Short problem:
No images are to be carried over; print all other material exactly as it stands.

<<<<

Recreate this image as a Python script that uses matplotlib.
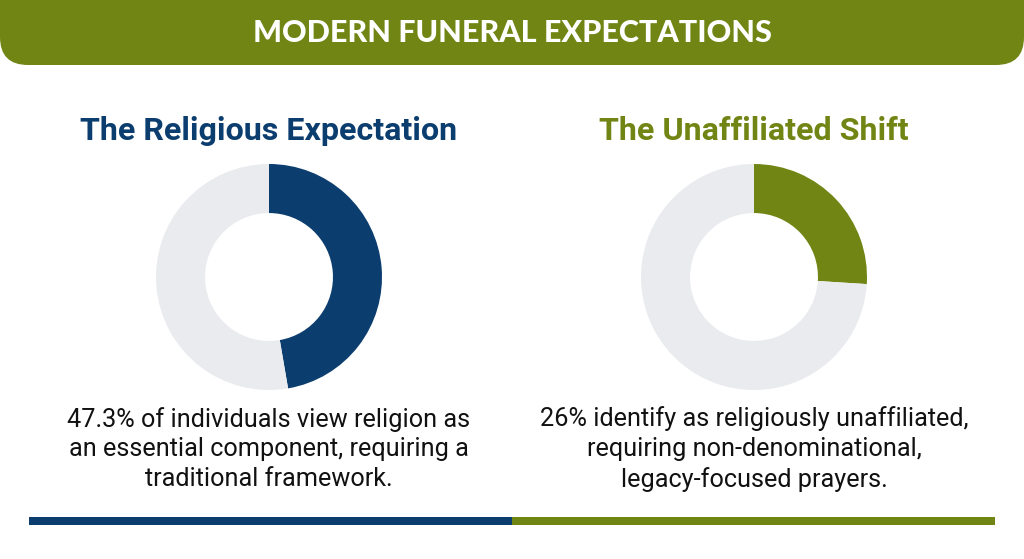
import matplotlib
matplotlib.use("Agg")
import matplotlib.pyplot as plt
from matplotlib.patches import FancyBboxPatch, Rectangle

title = "MODERN FUNERAL EXPECTATIONS"
panel_titles = ["The Religious Expectation", "The Unaffiliated Shift"]
shares = [47.3, 26.0]
captions = [
    "47.3% of individuals view religion as\nan essential component, requiring a\ntraditional framework.",
    "26% identify as religiously unaffiliated,\nrequiring non-denominational,\nlegacy-focused prayers.",
]

BLUE = "#0b3d6e"
OLIVE = "#718514"
GRAY = "#e9ebee"
W, H = 1024, 559

fig = plt.figure(figsize=(W / 100, H / 100), dpi=100)
bg = fig.add_axes([0, 0, 1, 1])
bg.set_xlim(0, W)
bg.set_ylim(H, 0)
bg.axis("off")

# header band with rounded bottom corners
bg.add_patch(FancyBboxPatch((0, -40), W, 105, boxstyle="round,pad=0,rounding_size=28",
                            fc=OLIVE, ec="none"))
bg.text(W / 2, 33, title, color="white", fontsize=22, fontweight="black",
        family="Lato", ha="center", va="center")

colors = [BLUE, OLIVE]
centers = [269, 754]
R = 113
for i in range(2):
    cx = centers[i]
    bg.text(cx, 131, panel_titles[i], color=colors[i], fontsize=23.2, fontweight="bold",
            family="Roboto", ha="center", va="center")
    ax = fig.add_axes([(cx - R) / W, (H - 277 - R) / H, 2 * R / W, 2 * R / H])
    ax.pie([shares[i], 100 - shares[i]], colors=[colors[i], GRAY], startangle=90,
           counterclock=False, radius=1, wedgeprops=dict(width=0.434, edgecolor="none"))
    ax.set_xlim(-1, 1)
    ax.set_ylim(-1, 1)
    ax.set_aspect("equal")
    bg.text(cx, 449, captions[i], color="#111111", fontsize=18.2, family="Roboto",
            ha="center", va="center", linespacing=1.3)

bg.add_patch(Rectangle((29, 517), 483, 8, fc=BLUE, ec="none"))
bg.add_patch(Rectangle((512, 517), 483, 8, fc=OLIVE, ec="none"))

fig.savefig("out.png", dpi=100, facecolor="white")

>>>>

Correct result:
Recreate this image as a Python script that uses matplotlib.
import matplotlib
matplotlib.use("Agg")
import matplotlib.pyplot as plt
from matplotlib.patches import FancyBboxPatch, Rectangle

title = "MODERN FUNERAL EXPECTATIONS"
panel_titles = ["The Religious Expectation", "The Unaffiliated Shift"]
shares = [47.3, 26.0]
captions = [
    "47.3% of individuals view religion as\nan essential component, requiring a\ntraditional framework.",
    "26% identify as religiously unaffiliated,\nrequiring non-denominational,\nlegacy-focused prayers.",
]

BLUE = "#0b3d6e"
OLIVE = "#718514"
GRAY = "#e9ebee"
W, H = 1024, 559

fig = plt.figure(figsize=(W / 100, H / 100), dpi=100)
bg = fig.add_axes([0, 0, 1, 1])
bg.set_xlim(0, W)
bg.set_ylim(H, 0)
bg.axis("off")

# header band with rounded bottom corners
bg.add_patch(FancyBboxPatch((0, -40), W, 105, boxstyle="round,pad=0,rounding_size=28",
                            fc=OLIVE, ec="none"))
bg.text(W / 2, 33, title, color="white", fontsize=22, fontweight="black",
        family="Lato", ha="center", va="center")

colors = [BLUE, OLIVE]
centers = [269, 754]
R = 113
for i in range(2):
    cx = centers[i]
    bg.text(cx, 131, panel_titles[i], color=colors[i], fontsize=23.2, fontweight="bold",
            family="Roboto", ha="center", va="center")
    ax = fig.add_axes([(cx - R) / W, (H - 277 - R) / H, 2 * R / W, 2 * R / H])
    ax.pie([shares[i], 100 - shares[i]], colors=[colors[i], GRAY], startangle=90,
           counterclock=False, radius=1, wedgeprops=dict(width=0.434, edgecolor="none"))
    ax.set_xlim(-1, 1)
    ax.set_ylim(-1, 1)
    ax.set_aspect("equal")
    bg.text(cx, 449, captions[i], color="#111111", fontsize=18.2, family="Roboto",
            ha="center", va="center", linespacing=1.3)

bg.add_patch(Rectangle((29, 517), 483, 8, fc=BLUE, ec="none"))
bg.add_patch(Rectangle((512, 517), 483, 8, fc=OLIVE, ec="none"))

fig.savefig("out.png", dpi=100, facecolor="white")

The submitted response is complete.